Faculty Stories

Michael Boucai says Indiana fight spotlights a dangerous trend

Bourcai.

The controversy over Indiana’s Religious Freedom Restoration Act has brought much-needed attention to an entire class of laws, says Associate Professor Michael Boucai.

According to Boucai, the original version of Indiana’s RFRA “permitted businesses, among others, to claim religious exemptions from local laws prohibiting discrimination against protected groups.” Indianapolis, for example, outlaws discrimination on the basis of race, gender, sexual orientation, and other characteristics.

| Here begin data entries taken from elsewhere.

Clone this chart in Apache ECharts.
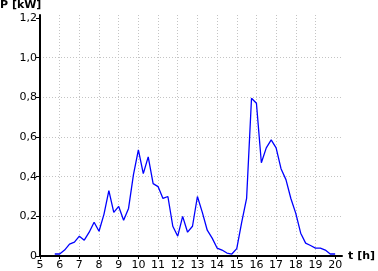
<!DOCTYPE html>
<html>
<head>
<meta charset="utf-8">
<script src="https://cdn.jsdelivr.net/npm/echarts@6/dist/echarts.min.js"></script>
<style>html,body{margin:0;padding:0;background:#fff}#c{width:378px;height:271px}</style>
</head>
<body>
<div id="c"></div>
<script>
const times = [5.75,6.0,6.25,6.5,6.75,7.0,7.25,7.5,7.75,8.0,8.25,8.5,8.75,9.0,9.25,9.5,9.75,10.0,10.25,10.5,10.75,11.0,11.25,11.5,11.75,12.0,12.25,12.5,12.75,13.0,13.25,13.5,13.75,14.0,14.25,14.5,14.75,15.0,15.25,15.5,15.75,16.0,16.25,16.5,16.75,17.0,17.25,17.5,17.75,18.0,18.25,18.5,18.75,19.0,19.25,19.5,19.75,20.0];
const power = [0.01,0.01,0.03,0.06,0.07,0.10,0.08,0.12,0.17,0.125,0.21,0.33,0.22,0.25,0.18,0.24,0.41,0.535,0.415,0.50,0.365,0.35,0.29,0.30,0.15,0.10,0.20,0.12,0.15,0.30,0.22,0.13,0.09,0.04,0.03,0.015,0.01,0.037,0.17,0.29,0.795,0.77,0.47,0.545,0.585,0.545,0.44,0.385,0.29,0.215,0.115,0.065,0.053,0.04,0.04,0.03,0.01,0.01];
const xTicks = [5,6,7,8,9,10,11,12,13,14,15,16,17,18,19,20];
const yTicks = [0,0.2,0.4,0.6,0.8,1.0,1.2];
const yTickLabels = ['0','0,2','0,4','0,6','0,8','1,0','1,2'];

const font = 'DejaVu Sans';
const chart = echarts.init(document.getElementById('c'), null, {renderer:'canvas'});
chart.setOption({
  animation:false,
  backgroundColor:'#fff',
  title:{text:'P [kW]', left:0, top:0, padding:0,
    textStyle:{fontFamily:font, fontSize:11, fontWeight:'bold', color:'#000'}},
  grid:{left:40, top:15, right:31, bottom:13, containLabel:false},
  xAxis:{type:'value', min:5, max:20.35, interval:1,
    name:'t [h]', nameLocation:'end', nameGap:6,
    nameTextStyle:{fontFamily:font, fontSize:11, fontWeight:'bold', color:'#000', verticalAlign:'middle'},
    axisLine:{lineStyle:{color:'#000', width:2}},
    axisTick:{show:true, length:3, customValues:xTicks, lineStyle:{color:'#000'}},
    axisLabel:{customValues:xTicks, margin:4, fontFamily:font, fontSize:11, color:'#000'},
    splitLine:{show:true, showMinLine:false, showMaxLine:false, lineStyle:{color:'#c4c4c4', type:[1,2], width:1}}
  },
  yAxis:{type:'value', min:0, max:1.215, interval:0.2,
    axisLine:{show:true, lineStyle:{color:'#000', width:2}},
    axisTick:{show:true, length:4, customValues:yTicks, lineStyle:{color:'#000'}},
    axisLabel:{customValues:yTicks, margin:3, fontFamily:font, fontSize:11, color:'#000',
      formatter:function(v){const i=yTicks.findIndex(t=>Math.abs(t-v)<1e-6);return i>=0?yTickLabels[i]:'';}},
    splitLine:{show:true, showMinLine:false, showMaxLine:false, lineStyle:{color:'#c4c4c4', type:[1,2], width:1}}
  },
  series:[{type:'line', data:times.map((t,i)=>[t,power[i]]), showSymbol:false, symbol:'none',
    lineStyle:{color:'#0000ff', width:1.3}, smooth:false}]
});
</script>
</body>
</html>
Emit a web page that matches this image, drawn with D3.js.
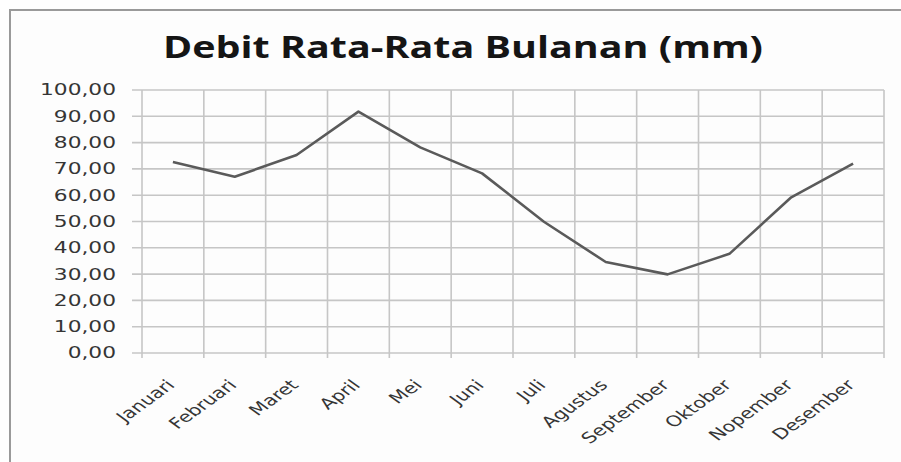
<!DOCTYPE html>
<html>
<head>
<meta charset="utf-8">
<script src="https://cdn.jsdelivr.net/npm/d3@7"></script>
<style>
    body { margin: 0; background: #ffffff; }
    .grid line { stroke: #c6c6c6; stroke-width: 1.6; }
    .chart-line { fill: none; stroke: #5a5a5a; stroke-width: 2.6; stroke-linejoin: round; }
    .axis-label { font-family: "DejaVu Sans", sans-serif; fill: #353535; }
</style>
</head>
<body>
<svg id="chart"></svg>
<script>
// Chart data.
const months = ['Januari', 'Februari', 'Maret', 'April', 'Mei', 'Juni', 'Juli',
    'Agustus', 'September', 'Oktober', 'Nopember', 'Desember'];
const debit = [72.6, 67.0, 75.3, 91.8, 78.2, 68.3, 49.9, 34.6, 29.9, 37.7, 59.2, 72.0];
const yTicks = [0, 10, 20, 30, 40, 50, 60, 70, 80, 90, 100];
const chartTitle = 'Debit Rata-Rata Bulanan (mm)';

class LineChart {

    /**
     * Class constructor for the line chart.
     * @param {Object} _config - Configuration object.
     */
    constructor(_config) {
        this.config = {
            parentElement: _config.parentElement,
            width: _config.width || 901,
            height: _config.height || 462,
            margin: _config.margin || { top: 90, right: 17, bottom: 109, left: 142 },
            stretch: 1.38 // the reference text is stretched horizontally
        };
        this.initVis();
    }

    initVis() {
        let vis = this;
        const cfg = vis.config;

        vis.innerWidth = cfg.width - cfg.margin.left - cfg.margin.right;
        vis.innerHeight = cfg.height - cfg.margin.top - cfg.margin.bottom;

        vis.svg = d3.select(cfg.parentElement)
            .attr('width', cfg.width)
            .attr('height', cfg.height);

        // Chart frame, right and bottom edges fall outside the picture.
        vis.svg.append('rect')
            .attr('x', 10)
            .attr('y', 10)
            .attr('width', cfg.width + 20)
            .attr('height', cfg.height + 20)
            .attr('fill', '#fdfdfd')
            .attr('stroke', '#9a9a9a')
            .attr('stroke-width', 2);

        vis.svg.append('text')
            .attr('x', 463)
            .attr('y', 58)
            .attr('text-anchor', 'middle')
            .attr('textLength', 600)
            .attr('lengthAdjust', 'spacingAndGlyphs')
            .style('font-family', '"Open Sans", sans-serif')
            .style('font-weight', 'bold')
            .style('font-size', '30px')
            .style('fill', '#151515')
            .text(chartTitle);

        vis.chart = vis.svg.append('g')
            .attr('transform', `translate(${cfg.margin.left},${cfg.margin.top})`);

        // Scales.
        vis.xScale = d3.scaleBand().domain(months).range([0, vis.innerWidth]);
        vis.yScale = d3.scaleLinear().domain([0, 100]).range([vis.innerHeight, 0]);

        vis.gridG = vis.chart.append('g').attr('class', 'grid');
        vis.linePath = vis.chart.append('path').attr('class', 'chart-line');
        vis.yLabelG = vis.chart.append('g');
        vis.xLabelG = vis.chart.append('g');

        vis.line = d3.line()
            .x((d, i) => vis.xScale(months[i]) + vis.xScale.bandwidth() / 2)
            .y(d => vis.yScale(d));

        vis.renderVis();
    }

    renderVis() {
        let vis = this;
        const sx = vis.config.stretch;
        const edges = months.map(m => vis.xScale(m)).concat([vis.innerWidth]);

        // Horizontal gridlines, with tick stubs on the left.
        vis.gridG.selectAll('.h-grid')
            .data(yTicks)
            .join('line')
            .attr('class', 'h-grid')
            .attr('x1', -10)
            .attr('x2', vis.innerWidth)
            .attr('y1', d => vis.yScale(d))
            .attr('y2', d => vis.yScale(d));

        // Vertical gridlines at category edges, with tick stubs below.
        vis.gridG.selectAll('.v-grid')
            .data(edges)
            .join('line')
            .attr('class', 'v-grid')
            .attr('x1', d => d)
            .attr('x2', d => d)
            .attr('y1', 0)
            .attr('y2', vis.innerHeight + 5);

        vis.linePath
            .datum(debit)
            .attr('d', vis.line);

        // Y tick labels, Indonesian decimal comma.
        vis.yLabelG.selectAll('text')
            .data(yTicks)
            .join('text')
            .attr('class', 'axis-label')
            .attr('transform', d => `translate(-26,${vis.yScale(d)}) scale(${sx * 1.05},1)`)
            .attr('text-anchor', 'end')
            .attr('dy', '0.36em')
            .style('font-size', '15px')
            .text(d => d.toFixed(2).replace('.', ','));

        // Rotated month labels.
        vis.xLabelG.selectAll('text')
            .data(months)
            .join('text')
            .attr('class', 'axis-label')
            .attr('transform', d => `translate(${vis.xScale(d) + vis.xScale.bandwidth() / 2 + 3},${vis.innerHeight + 33}) scale(${sx},1) rotate(-45)`)
            .attr('text-anchor', 'end')
            .style('font-size', '15px')
            .text(d => d);
    }
}

const chart = new LineChart({ parentElement: '#chart' });
</script>
</body>
</html>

Enacted in response to a judicial decision legalizing same-sex marriage in Indiana, the state’s RFRA would have allowed businesses, such as wedding photographers and banquet halls, to claim a faith-based objection to serving same-sex couples. “That,” says Boucai, “is why the law was seen as inviting an open season on LGBT people.”

In response to a storm of criticism, including boycotts of the state, Indiana amended its RFRA to clarify that the law cannot be used to trump nondiscrimination laws.

But the problems with Indiana’s law “went deeper than the antigay animus that it reflected and sanctioned,” says Boucai, an expert in LGBT rights.

Concern about discrimination against LGBT people was, “if not a red herring, in some ways a diversion from a more fundamental issue.” The federal RFRA and its equivalents in over twenty states “conceivably permit exemptions from many other forms of essential regulation.” Boucai observes that “people have already invoked these laws to evade mandatory vaccination rules and even prohibitions of child abuse. The Bible, after all, says ‘Spare the rod and spoil the child.’”

In cases about issues ranging from Mormon polygamy to ritual use of hallucinogens, the Supreme Court “has repeatedly held that individuals cannot raise free-exercise claims against laws of general applicability.” Therefore, says Boucai, the RFRAs codify “as a statutory right what the Court has wisely rejected as constitutional right.”

“It’s important that the public see how RFRAs—not just Indiana’s—open the door for every person to become a law unto her- or himself,” he says.